⟨
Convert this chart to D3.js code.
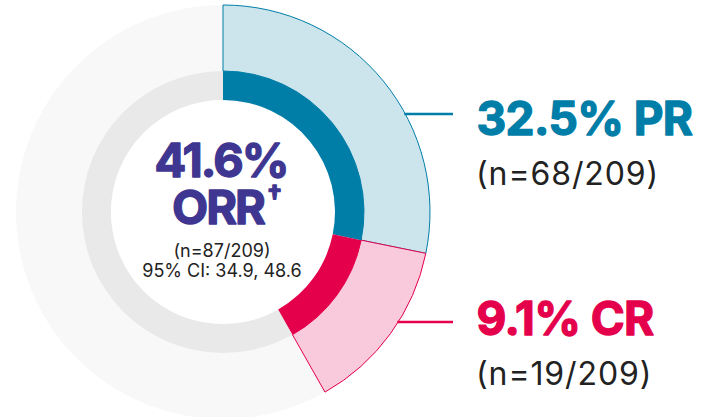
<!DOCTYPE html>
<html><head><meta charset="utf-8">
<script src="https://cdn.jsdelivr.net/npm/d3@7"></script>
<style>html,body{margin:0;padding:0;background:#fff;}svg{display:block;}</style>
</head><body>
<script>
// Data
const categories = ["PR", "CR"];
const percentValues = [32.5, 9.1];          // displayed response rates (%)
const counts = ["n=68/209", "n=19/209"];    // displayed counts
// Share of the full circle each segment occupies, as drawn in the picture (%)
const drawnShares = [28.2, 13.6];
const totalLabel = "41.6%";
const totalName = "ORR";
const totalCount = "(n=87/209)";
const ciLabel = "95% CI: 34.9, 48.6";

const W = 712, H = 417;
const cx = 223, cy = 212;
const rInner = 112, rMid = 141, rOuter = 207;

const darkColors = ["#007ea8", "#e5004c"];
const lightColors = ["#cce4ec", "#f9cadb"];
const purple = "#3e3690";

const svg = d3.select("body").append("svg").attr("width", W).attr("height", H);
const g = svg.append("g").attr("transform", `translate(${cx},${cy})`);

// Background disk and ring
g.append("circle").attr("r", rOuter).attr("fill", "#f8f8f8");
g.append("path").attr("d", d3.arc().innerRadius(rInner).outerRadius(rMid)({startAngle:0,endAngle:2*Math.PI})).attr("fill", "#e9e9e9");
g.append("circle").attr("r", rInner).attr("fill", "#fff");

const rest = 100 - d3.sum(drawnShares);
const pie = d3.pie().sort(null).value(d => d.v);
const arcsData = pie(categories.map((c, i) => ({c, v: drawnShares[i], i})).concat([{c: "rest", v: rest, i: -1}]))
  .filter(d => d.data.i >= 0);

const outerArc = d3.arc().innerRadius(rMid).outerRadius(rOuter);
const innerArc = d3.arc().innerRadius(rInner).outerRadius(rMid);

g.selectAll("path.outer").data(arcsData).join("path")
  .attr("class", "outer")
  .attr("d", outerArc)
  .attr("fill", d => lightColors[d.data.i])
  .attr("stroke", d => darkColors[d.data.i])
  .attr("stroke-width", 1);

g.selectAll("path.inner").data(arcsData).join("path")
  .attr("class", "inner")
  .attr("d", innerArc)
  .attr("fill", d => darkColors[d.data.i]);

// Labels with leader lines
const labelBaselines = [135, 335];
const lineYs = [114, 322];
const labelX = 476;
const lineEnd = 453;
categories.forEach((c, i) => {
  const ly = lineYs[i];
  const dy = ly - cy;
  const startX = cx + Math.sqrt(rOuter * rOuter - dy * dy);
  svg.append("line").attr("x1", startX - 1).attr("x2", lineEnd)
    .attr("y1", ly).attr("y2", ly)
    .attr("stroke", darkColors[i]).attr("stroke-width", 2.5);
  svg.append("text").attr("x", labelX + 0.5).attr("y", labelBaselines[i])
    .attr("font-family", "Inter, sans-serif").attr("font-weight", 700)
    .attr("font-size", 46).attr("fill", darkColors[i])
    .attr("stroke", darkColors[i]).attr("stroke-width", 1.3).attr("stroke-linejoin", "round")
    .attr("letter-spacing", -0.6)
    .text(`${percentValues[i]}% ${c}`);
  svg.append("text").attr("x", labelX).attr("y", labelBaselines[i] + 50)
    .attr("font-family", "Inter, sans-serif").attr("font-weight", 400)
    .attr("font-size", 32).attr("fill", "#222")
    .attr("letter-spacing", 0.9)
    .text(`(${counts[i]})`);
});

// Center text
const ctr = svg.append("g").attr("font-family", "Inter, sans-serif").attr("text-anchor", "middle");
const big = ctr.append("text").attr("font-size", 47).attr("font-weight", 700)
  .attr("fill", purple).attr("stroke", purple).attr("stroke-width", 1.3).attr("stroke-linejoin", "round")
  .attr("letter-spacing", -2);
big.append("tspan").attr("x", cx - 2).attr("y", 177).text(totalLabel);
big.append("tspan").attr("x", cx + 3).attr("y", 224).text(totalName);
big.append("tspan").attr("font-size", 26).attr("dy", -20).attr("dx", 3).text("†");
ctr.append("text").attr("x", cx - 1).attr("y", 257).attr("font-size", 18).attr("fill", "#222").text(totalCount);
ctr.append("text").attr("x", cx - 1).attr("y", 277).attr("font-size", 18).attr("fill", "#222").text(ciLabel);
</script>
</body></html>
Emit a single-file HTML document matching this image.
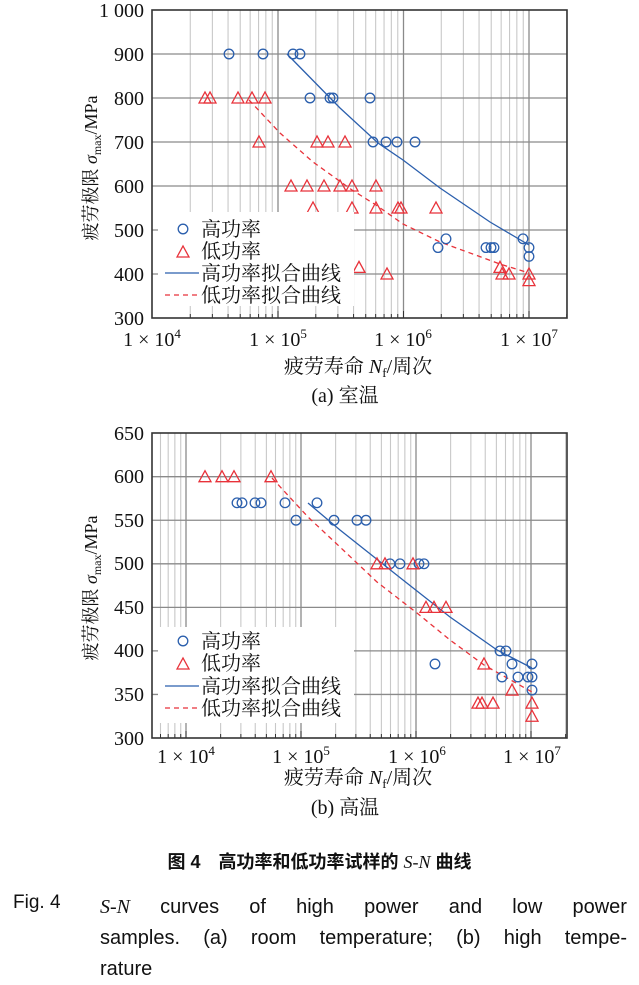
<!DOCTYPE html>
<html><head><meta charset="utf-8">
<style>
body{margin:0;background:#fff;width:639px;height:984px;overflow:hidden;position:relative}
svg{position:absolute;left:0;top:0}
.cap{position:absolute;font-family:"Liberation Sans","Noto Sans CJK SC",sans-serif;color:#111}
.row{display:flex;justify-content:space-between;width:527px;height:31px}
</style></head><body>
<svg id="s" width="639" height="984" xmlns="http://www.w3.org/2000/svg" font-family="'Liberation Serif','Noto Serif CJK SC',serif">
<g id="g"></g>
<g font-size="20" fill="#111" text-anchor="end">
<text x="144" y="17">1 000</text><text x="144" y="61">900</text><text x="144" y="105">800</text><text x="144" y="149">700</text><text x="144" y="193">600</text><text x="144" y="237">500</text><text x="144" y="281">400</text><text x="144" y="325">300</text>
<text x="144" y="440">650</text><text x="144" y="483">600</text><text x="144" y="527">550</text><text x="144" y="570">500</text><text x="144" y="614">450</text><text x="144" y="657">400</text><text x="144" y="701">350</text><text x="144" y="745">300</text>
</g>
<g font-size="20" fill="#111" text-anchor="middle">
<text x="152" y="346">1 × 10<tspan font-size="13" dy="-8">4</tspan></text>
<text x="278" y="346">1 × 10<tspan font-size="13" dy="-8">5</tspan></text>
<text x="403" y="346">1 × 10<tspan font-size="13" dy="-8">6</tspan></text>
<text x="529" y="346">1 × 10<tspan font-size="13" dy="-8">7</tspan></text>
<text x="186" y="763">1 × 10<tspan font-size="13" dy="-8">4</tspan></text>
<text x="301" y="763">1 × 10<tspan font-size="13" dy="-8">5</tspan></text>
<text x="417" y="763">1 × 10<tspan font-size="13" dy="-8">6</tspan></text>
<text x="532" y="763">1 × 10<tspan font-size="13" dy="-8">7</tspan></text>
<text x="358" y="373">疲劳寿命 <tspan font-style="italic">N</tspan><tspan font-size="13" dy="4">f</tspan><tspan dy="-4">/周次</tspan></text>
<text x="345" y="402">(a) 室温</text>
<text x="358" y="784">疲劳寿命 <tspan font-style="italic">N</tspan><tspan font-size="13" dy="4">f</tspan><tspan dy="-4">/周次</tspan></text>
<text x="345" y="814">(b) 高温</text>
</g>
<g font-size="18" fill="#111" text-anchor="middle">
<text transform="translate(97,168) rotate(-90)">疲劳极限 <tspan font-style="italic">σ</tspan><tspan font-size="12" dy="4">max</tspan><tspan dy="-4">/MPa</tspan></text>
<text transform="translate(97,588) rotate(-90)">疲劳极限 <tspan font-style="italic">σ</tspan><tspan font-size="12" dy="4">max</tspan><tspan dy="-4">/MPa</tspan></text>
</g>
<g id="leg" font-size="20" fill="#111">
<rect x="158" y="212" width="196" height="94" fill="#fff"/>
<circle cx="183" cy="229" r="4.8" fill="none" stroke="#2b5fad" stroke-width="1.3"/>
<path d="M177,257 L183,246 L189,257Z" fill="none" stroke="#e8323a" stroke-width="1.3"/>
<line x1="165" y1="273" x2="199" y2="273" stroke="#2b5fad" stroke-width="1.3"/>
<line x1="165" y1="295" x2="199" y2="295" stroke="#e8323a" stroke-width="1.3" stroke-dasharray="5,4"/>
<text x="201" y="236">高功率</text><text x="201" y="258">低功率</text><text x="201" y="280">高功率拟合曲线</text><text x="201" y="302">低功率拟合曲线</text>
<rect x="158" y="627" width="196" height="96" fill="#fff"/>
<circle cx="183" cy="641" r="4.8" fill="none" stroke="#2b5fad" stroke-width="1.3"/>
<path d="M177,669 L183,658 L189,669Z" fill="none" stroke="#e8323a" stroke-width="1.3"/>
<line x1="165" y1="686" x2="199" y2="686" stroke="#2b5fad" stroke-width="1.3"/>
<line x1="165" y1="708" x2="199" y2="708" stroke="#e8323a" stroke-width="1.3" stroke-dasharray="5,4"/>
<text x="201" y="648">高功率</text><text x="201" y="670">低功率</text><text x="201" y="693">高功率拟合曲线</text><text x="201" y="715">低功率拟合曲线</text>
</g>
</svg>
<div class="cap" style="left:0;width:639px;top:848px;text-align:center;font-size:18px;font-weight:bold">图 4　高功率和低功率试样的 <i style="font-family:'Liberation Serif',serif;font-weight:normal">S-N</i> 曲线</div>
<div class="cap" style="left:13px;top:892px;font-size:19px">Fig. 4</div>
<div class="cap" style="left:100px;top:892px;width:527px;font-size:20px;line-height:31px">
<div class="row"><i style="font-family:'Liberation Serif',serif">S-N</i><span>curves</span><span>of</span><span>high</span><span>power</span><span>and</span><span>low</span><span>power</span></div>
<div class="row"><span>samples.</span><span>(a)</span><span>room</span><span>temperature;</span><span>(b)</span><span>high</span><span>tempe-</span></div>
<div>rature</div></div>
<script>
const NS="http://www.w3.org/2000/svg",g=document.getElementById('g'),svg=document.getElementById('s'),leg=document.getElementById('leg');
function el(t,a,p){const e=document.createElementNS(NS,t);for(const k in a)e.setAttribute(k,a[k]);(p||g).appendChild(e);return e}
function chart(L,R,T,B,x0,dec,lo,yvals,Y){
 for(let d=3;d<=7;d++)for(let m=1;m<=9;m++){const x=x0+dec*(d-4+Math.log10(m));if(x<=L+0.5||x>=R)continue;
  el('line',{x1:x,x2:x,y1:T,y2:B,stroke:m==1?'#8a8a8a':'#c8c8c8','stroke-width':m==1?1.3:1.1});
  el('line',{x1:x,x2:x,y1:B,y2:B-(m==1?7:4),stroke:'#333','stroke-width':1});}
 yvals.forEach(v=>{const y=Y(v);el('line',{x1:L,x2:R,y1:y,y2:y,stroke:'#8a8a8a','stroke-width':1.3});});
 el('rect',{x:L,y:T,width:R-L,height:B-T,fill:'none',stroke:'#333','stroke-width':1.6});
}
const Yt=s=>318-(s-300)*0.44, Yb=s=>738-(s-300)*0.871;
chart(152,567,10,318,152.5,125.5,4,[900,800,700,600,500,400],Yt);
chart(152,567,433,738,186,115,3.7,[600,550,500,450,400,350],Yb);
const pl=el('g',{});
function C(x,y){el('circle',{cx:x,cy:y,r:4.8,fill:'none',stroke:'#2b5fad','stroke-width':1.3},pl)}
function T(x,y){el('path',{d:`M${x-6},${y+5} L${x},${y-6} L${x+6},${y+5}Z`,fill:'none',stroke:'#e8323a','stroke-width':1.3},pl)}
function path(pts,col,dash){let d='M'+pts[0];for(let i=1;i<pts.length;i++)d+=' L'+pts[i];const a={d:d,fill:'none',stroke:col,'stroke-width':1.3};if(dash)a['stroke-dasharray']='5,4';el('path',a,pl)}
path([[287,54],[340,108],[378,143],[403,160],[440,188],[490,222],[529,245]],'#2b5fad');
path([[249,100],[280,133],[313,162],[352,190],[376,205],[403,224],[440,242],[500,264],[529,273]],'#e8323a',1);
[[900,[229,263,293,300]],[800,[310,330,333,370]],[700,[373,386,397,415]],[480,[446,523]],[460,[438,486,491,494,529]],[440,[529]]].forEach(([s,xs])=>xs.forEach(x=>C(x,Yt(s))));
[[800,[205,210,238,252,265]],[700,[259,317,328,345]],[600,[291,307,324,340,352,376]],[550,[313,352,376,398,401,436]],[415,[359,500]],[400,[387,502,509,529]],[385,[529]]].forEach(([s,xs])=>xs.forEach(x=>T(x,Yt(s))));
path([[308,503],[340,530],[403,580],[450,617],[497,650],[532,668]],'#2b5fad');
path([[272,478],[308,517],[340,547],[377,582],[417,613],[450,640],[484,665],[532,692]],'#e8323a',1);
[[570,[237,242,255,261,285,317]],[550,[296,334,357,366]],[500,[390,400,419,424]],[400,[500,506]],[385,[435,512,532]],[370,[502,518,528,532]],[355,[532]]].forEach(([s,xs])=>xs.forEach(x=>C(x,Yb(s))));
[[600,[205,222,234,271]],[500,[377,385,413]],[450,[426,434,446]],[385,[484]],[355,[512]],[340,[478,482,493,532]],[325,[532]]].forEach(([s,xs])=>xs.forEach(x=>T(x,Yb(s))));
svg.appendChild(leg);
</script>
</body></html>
⟩
Stated goal: Show every line where the string "this" appears.

Answer in full:
Convert this chart to D3.js code.
Emit a single-file HTML document matching this image.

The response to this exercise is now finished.